Growth is invisible when you’re inside it. Day to day, you don’t notice yourself changing because the shifts are so gradual. You read, you note, you think β€” and somewhere in that process, you become a different reader. But without deliberate comparison, this journaling progress remains hidden, even from yourself. Today’s ritual makes the invisible visible by placing your old notes beside your new ones.

This practice of self-comparison β€” measuring yourself against your past self rather than against others β€” provides the most accurate and motivating feedback available. Comparing yourself to other readers often discourages because you see only their polished outputs, not their messy processes. But comparing yourself to your past self shows real evolution, concrete evidence that your practice is working.

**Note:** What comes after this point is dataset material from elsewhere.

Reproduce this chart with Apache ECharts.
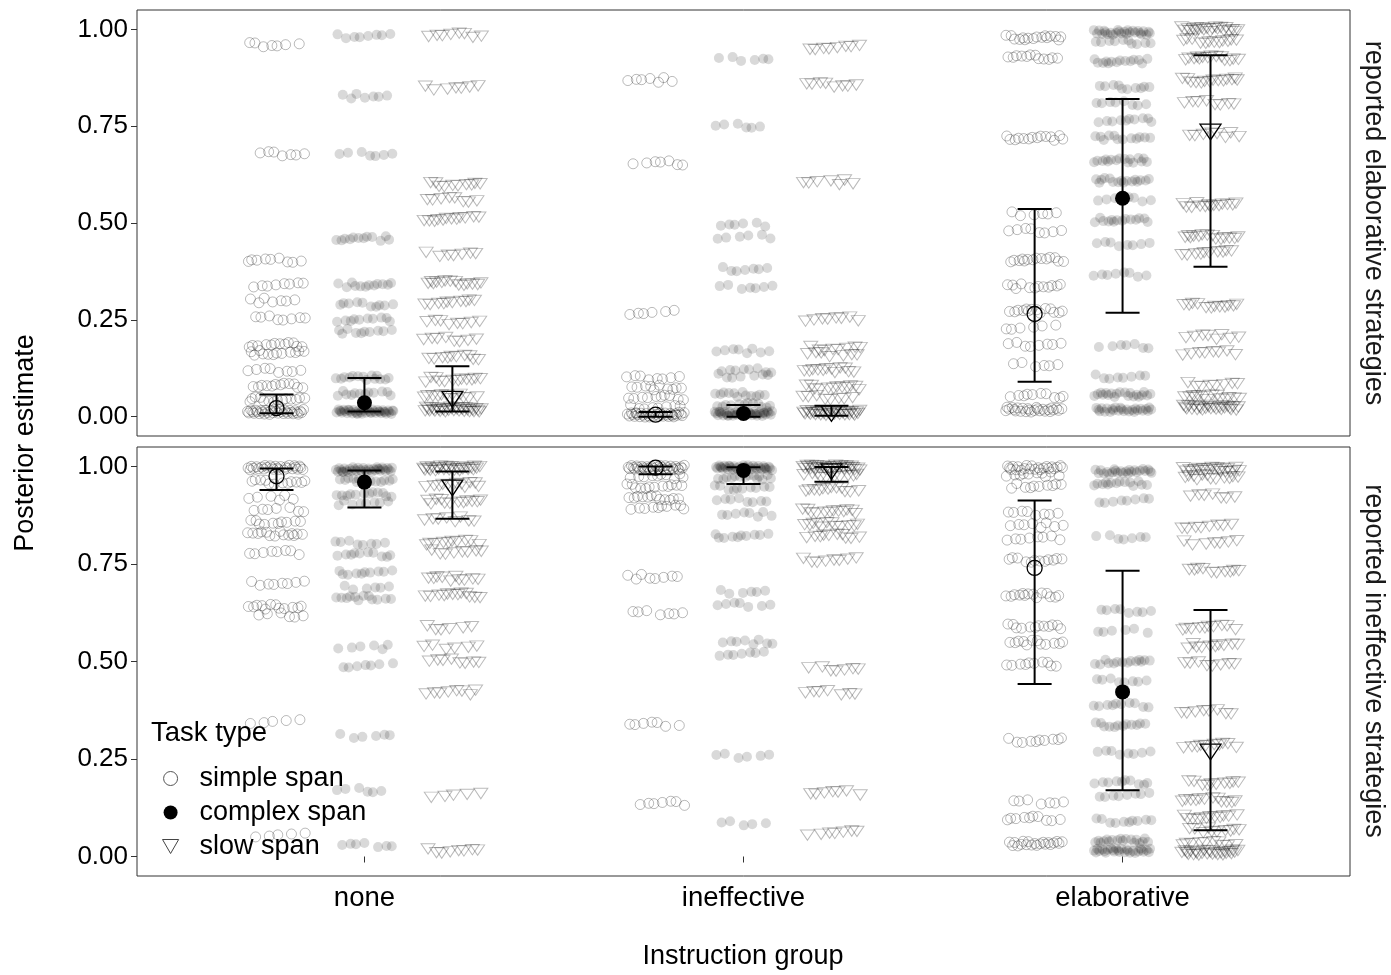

Your reading journal isn’t just storage for insights. It’s a growth record, a documentary of your intellectual evolution. When you compare old and new notes on similar topics, you see changes in depth, focus, vocabulary, and emotional response. These contrasts reveal not just what you’ve learned, but how your learning has changed you β€” the transformation that is the real prize of sustained reading practice.

Today’s Practice

Find notes you made at least three months ago β€” ideally six months or more if you have them. Select notes on a topic you’ve continued reading about, or notes on the same book if you’ve re-read something. Place these old notes beside your most recent notes on the same or similar material.

Read both sets carefully, treating your past self as a different person whose thinking you’re trying to understand. Don’t judge your old notes as inadequate β€” they represent where you were, and that position was necessary for where you are now. Instead, observe the contrasts with curiosity: What did you notice then versus now? What questions did you ask? What connections did you make?

Write a reflection on what has changed. Be specific. The goal isn’t vague satisfaction that you’ve “improved” but concrete awareness of how your reading mind has developed. This awareness becomes fuel for continued growth β€” you can see that practice works, so you’ll practice more.

How to Practice

  1. Gather old notes. Search through your reading journal, notebook, or digital notes for entries from at least three months ago. If you’ve been journaling for longer, go back further β€” the greater the time gap, the more visible the contrast.
  2. Select comparable material. Choose old notes on topics you’ve continued engaging with, or notes on a book you’ve since re-read. The comparison is most revealing when the subject matter overlaps, allowing you to see how your perspective on the same material has evolved.
  3. Read your old notes slowly. Approach them as if reading someone else’s writing. What does this past reader notice? What do they wonder about? What vocabulary do they use? What connections do they draw? Try to reconstruct the mindset that produced these notes.
  4. Read your recent notes on similar material. Now read your newer notes with the same careful attention. Notice the differences in depth, focus, language, and emotional engagement. What do you see now that you didn’t see then?
  5. Document specific contrasts. Write down concrete differences: “Before, I summarized plot. Now I analyze character motivation.” “Before, I asked surface questions. Now I question underlying assumptions.” These specific observations are more valuable than general impressions.
  6. Reflect on the journey between. Consider what experiences, books, or practices contributed to the changes you observe. Understanding how you evolved helps you continue evolving intentionally.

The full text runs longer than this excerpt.